Date: March 13, 2020

 

/s/ James J. Baker*  
James J. Baker**  
Chief Financial Officer  
(Principal Financial Officer)  

 

* The originally executed copy of this Certification will be maintained at the Administrative Sponsor’s offices and will be made available for inspection upon request.

 

** The Registrant is a trust and Mr.
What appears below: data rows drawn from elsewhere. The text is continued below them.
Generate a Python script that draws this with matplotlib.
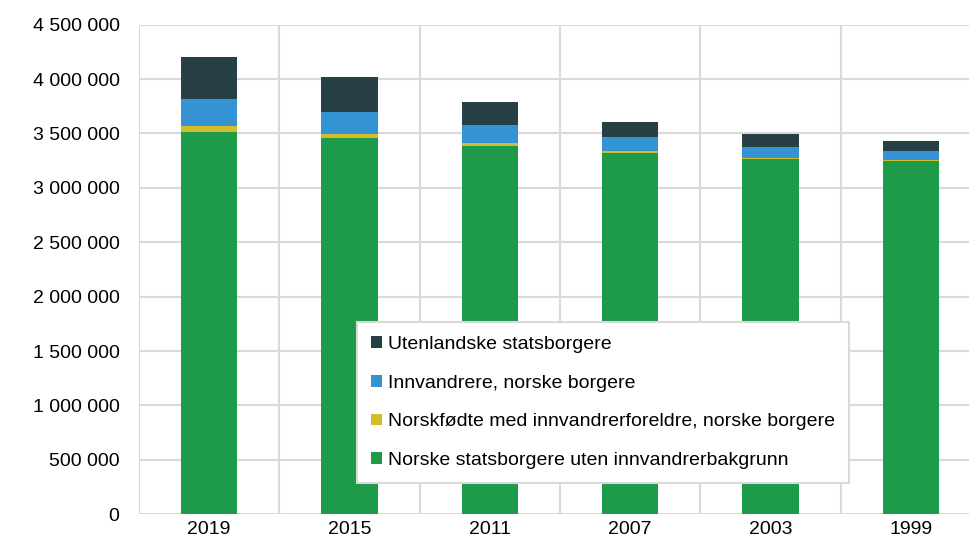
import numpy as np
import matplotlib.pyplot as plt
from matplotlib.ticker import FuncFormatter

plt.rcParams['font.family'] = ['Liberation Sans', 'DejaVu Sans']

years = ['2019', '2015', '2011', '2007', '2003', '1999']
norske_uten = [3515000, 3457000, 3389000, 3320000, 3262000, 3244000]
norskfodte = [50000, 37000, 24000, 19000, 12000, 9000]
innvandrere_norske = [250000, 203000, 164000, 127000, 102000, 83000]
utenlandske = [389000, 318000, 210000, 139000, 118000, 99000]

series = [
    ('Norske statsborgere uten innvandrerbakgrunn', norske_uten, '#1d9b48'),
    ('Norskfødte med innvandrerforeldre, norske borgere', norskfodte, '#d4bd2a'),
    ('Innvandrere, norske borgere', innvandrere_norske, '#3393d3'),
    ('Utenlandske statsborgere', utenlandske, '#264046'),
]

fig = plt.figure(figsize=(9.69, 5.41), dpi=100)
ax = fig.add_axes([0.1434, 0.0494, 0.869, 0.905])

x = np.arange(len(years))
bottom = np.zeros(len(years))
for label, vals, color in series:
    ax.bar(x, vals, width=0.40, bottom=bottom, color=color, label=label,
           zorder=3)
    bottom += np.array(vals)

ax.set_xlim(-0.5, len(years) - 0.5)
ax.set_ylim(0, 4500000)
ax.set_yticks(np.arange(0, 4500001, 500000))
ax.yaxis.set_major_formatter(FuncFormatter(lambda v, p: f'{int(v):,}'.replace(',', ' ')))
ax.set_xticks(x)
ax.set_xticklabels(years)
ax.set_xticks(np.arange(-0.5, len(years), 1), minor=True)

ax.grid(axis='y', which='major', color='#d9d9d9', linewidth=1.5, zorder=0)
ax.grid(axis='x', which='minor', color='#d9d9d9', linewidth=1.5, zorder=0)
ax.tick_params(axis='both', which='both', length=0, labelsize=14, colors='black')
ax.tick_params(axis='y', pad=14)
ax.tick_params(axis='x', pad=5)
for s in ax.spines.values():
    s.set_visible(False)

handles, labels = ax.get_legend_handles_labels()
leg = ax.legend(handles[::-1], labels[::-1], loc='upper left',
                bbox_to_anchor=(0.259, 0.393), borderaxespad=0,
                fontsize=14, frameon=True, fancybox=False, framealpha=1,
                handlelength=0.55, handleheight=0.55, handletextpad=0.3,
                labelspacing=1.12, borderpad=0.72)
leg.get_frame().set_edgecolor('#d9d9d9')
leg.get_frame().set_linewidth(1.5)
leg.set_zorder(5)

fig.savefig('out.png', dpi=100)
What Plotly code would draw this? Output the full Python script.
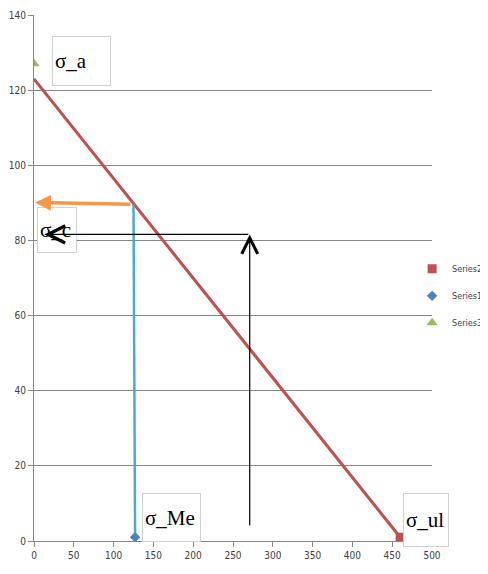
import plotly.graph_objects as go

# Data
line_x = [0, 460]
line_y = [123, 1]
s2_x, s2_y = [460], [1]        # Series2 (sigma_ul)
s1_x, s1_y = [127], [1]        # Series1 (sigma_Me)
s3_x, s3_y = [0], [127]        # Series3 (sigma_a)
blue_x = [127, 125]
blue_y = [1, 89.5]
orange_tail = (123, 89.6)
orange_head = (1.5, 90.1)
black_v_tail = (271, 3.7)
black_v_head = (271, 81.6)
black_h_tail = (271, 81.6)
black_h_head = (13, 81.6)
labels = ["σ_a", "σ_c", "σ_Me", "σ_ul"]
label_pos = [(60, 127.8), (29.5, 82.8), (172.7, 6.3), (492, 5.6)]
label_size = [(53, 44), (34, 40), (53, 43), (40, 48)]
x_ticks = [0, 50, 100, 150, 200, 250, 300, 350, 400, 450, 500]
y_ticks = [0, 20, 40, 60, 80, 100, 120, 140]

RED = "#C0504D"
BLUE = "#4F81BD"
LBLUE = "#4BACC6"
ORANGE = "#F79646"
GREEN = "#9BBB59"
TICKFONT = dict(family="Liberation Sans Narrow, DejaVu Sans Condensed, Liberation Sans", size=10, color="#404040")

fig = go.Figure()
fig.add_trace(go.Scatter(x=line_x, y=line_y, mode="lines", line=dict(color=RED, width=3),
                         showlegend=False, hoverinfo="skip"))
fig.add_trace(go.Scatter(x=blue_x, y=blue_y, mode="lines", line=dict(color=LBLUE, width=2.5),
                         showlegend=False, hoverinfo="skip"))
fig.add_trace(go.Scatter(x=s2_x, y=s2_y, mode="markers", name="Series2", legendgroup="a",
                         marker=dict(symbol="square", size=9, color=RED)))
fig.add_trace(go.Scatter(x=s1_x, y=s1_y, mode="markers", name="Series1", legendgroup="b",
                         marker=dict(symbol="diamond", size=8, color=BLUE)))
fig.add_trace(go.Scatter(x=s3_x, y=s3_y, mode="markers", name="Series3", legendgroup="c",
                         marker=dict(symbol="triangle-up", size=10, color=GREEN)))

annotations = []
for t, (px, py), (w, h) in zip(labels, label_pos, label_size):
    annotations.append(dict(x=px, y=py, xref="x", yref="y", text=t, showarrow=False,
                            font=dict(family="Liberation Serif, Times New Roman, serif", size=21, color="#000000"),
                            bordercolor="#D0D0D0", borderwidth=1, bgcolor="white",
                            width=w, height=h, align="left", valign="middle", borderpad=2))

# arrows
annotations.append(dict(x=orange_head[0], y=orange_head[1], ax=orange_tail[0], ay=orange_tail[1],
                        xref="x", yref="y", axref="x", ayref="y", text="", showarrow=True,
                        arrowhead=2, arrowsize=0.9, arrowwidth=3.5, arrowcolor=ORANGE))
annotations.append(dict(x=black_v_head[0], y=black_v_head[1], ax=black_v_tail[0], ay=black_v_tail[1],
                        xref="x", yref="y", axref="x", ayref="y", text="", showarrow=True,
                        arrowhead=5, arrowsize=2.6, arrowwidth=1.2, arrowcolor="#000000"))
annotations.append(dict(x=black_h_head[0], y=black_h_head[1], ax=black_h_tail[0], ay=black_h_tail[1],
                        xref="x", yref="y", axref="x", ayref="y", text="", showarrow=True,
                        arrowhead=5, arrowsize=2.8, arrowwidth=1.2, arrowcolor="#000000"))

fig.update_layout(
    width=480, height=566,
    margin=dict(l=26, r=56, t=7, b=33, autoexpand=False),
    paper_bgcolor="white", plot_bgcolor="white",
    annotations=annotations,
    showlegend=True,
    legend=dict(x=0.95, y=0.545, xanchor="left", yanchor="top",
                font=dict(family="Liberation Sans Narrow, DejaVu Sans Condensed, Liberation Sans", size=9, color="#404040"),
                tracegroupgap=8, bgcolor="rgba(0,0,0,0)"),
    xaxis=dict(range=[0, 500], tickvals=x_ticks, showgrid=False, zeroline=False, automargin=False,
               showline=True, linecolor="#868686", linewidth=1,
               ticks="outside", ticklen=5, tickcolor="#868686", tickfont=TICKFONT, fixedrange=True),
    yaxis=dict(range=[0, 140], tickvals=y_ticks, showgrid=True, gridcolor="#868686", gridwidth=1,
               zeroline=False, showline=True, linecolor="#868686", linewidth=1, automargin=False,
               ticks="outside", ticklen=5, tickcolor="#868686", tickfont=TICKFONT, fixedrange=True),
)

fig.write_html("out.html")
Baker is signing in her capacity as Chief Financial Officer Exchange Traded Concepts, LLC, the Administrative Sponsor of the Registrant.

 

Exhibit 32.1

 

CERTIFICATION PURSUANT TO

18 U.S.C. SECTION 1350
AS ADOPTED PURSUANT TO
SECTION 906 OF THE SARBANES-OXLEY ACT OF 2002

 

In connection with the Annual Report of Perth Mint Physical Gold ETF (the “Trust”) on Form 10-K for the year ending December 31, 2019 as filed with the Securities and Exchange Commission on the date hereof (the “Report”), I, J. Garrett Stevens, principal executive officer of Exchange Traded Concepts, LLC, the Administrative Sponsor of the Trust, certify, pursuant to 18 U.S.C. § 1350, as adopted pursuant to § 906 of the Sarbanes-Oxley Act of 2002, that:

 

(1)  The Report fully complies with the requirements of Section 13(a) or 15(d) of the Securities Exchange Act of 1934; and

 

(2)  The information contained in the Report fairly presents, in all material respects, the financial condition and result of operations of the Trust.

 

/s/ J. Garrett Stevens*  
J. Garrett Stevens**  
Principal Executive Officer  
   
March 13, 2020  

 

* The originally executed copy of this Certification will be maintained at the Administrative Sponsor’s offices and will be made available for inspection upon request.

 

** The Registrant is a trust and Mr. Stevens is signing in his capacity as Principal Executive Officer of Exchange Traded Concepts, LLC, the Administrative Sponsor of the Trust.

 

Exhibit 32.2

 

CERTIFICATION PURSUANT TO
18 U.S.C. SECTION 1350
AS ADOPTED PURSUANT TO
SECTION 906 OF THE SARBANES-OXLEY ACT OF 2002

 

In connection with the Annual Report of Perth Mint Physical Gold ETF (the “Trust”) on Form 10-K for the period ending December 31, 2019 as filed with the Securities and Exchange Commission on the date hereof (the “Report”), I, James J. Baker, chief financial officer of Exchange Traded Concepts, LLC, the Administrative Sponsor of the Trust, certify, pursuant to 18 U.S.C. § 1350, as adopted pursuant to § 906 of the Sarbanes-Oxley Act of 2002, that:

 

(1) The Report fully complies with the requirements of Section 13(a) or 15(d) of the Securities Exchange Act of 1934; and

 

(2) The information contained in the Report fairly presents, in all material respects, the financial condition and result of operations of the Trust.

 

/s/ James J. Baker*  
James J. Baker**  
Chief Financial Officer  
(Principal Financial Officer)  
   
March 13, 2020  

  

* The originally executed copy of this Certification will be maintained at the Administrative Sponsor’s offices and will be made available for inspection upon request.

 

** The Registrant is a trust and Mr. Baker is signing in her capacity as Chief Financial Officer and Treasurer of Exchange Traded Concepts, LLC, the Administrative Sponsor of the Trust.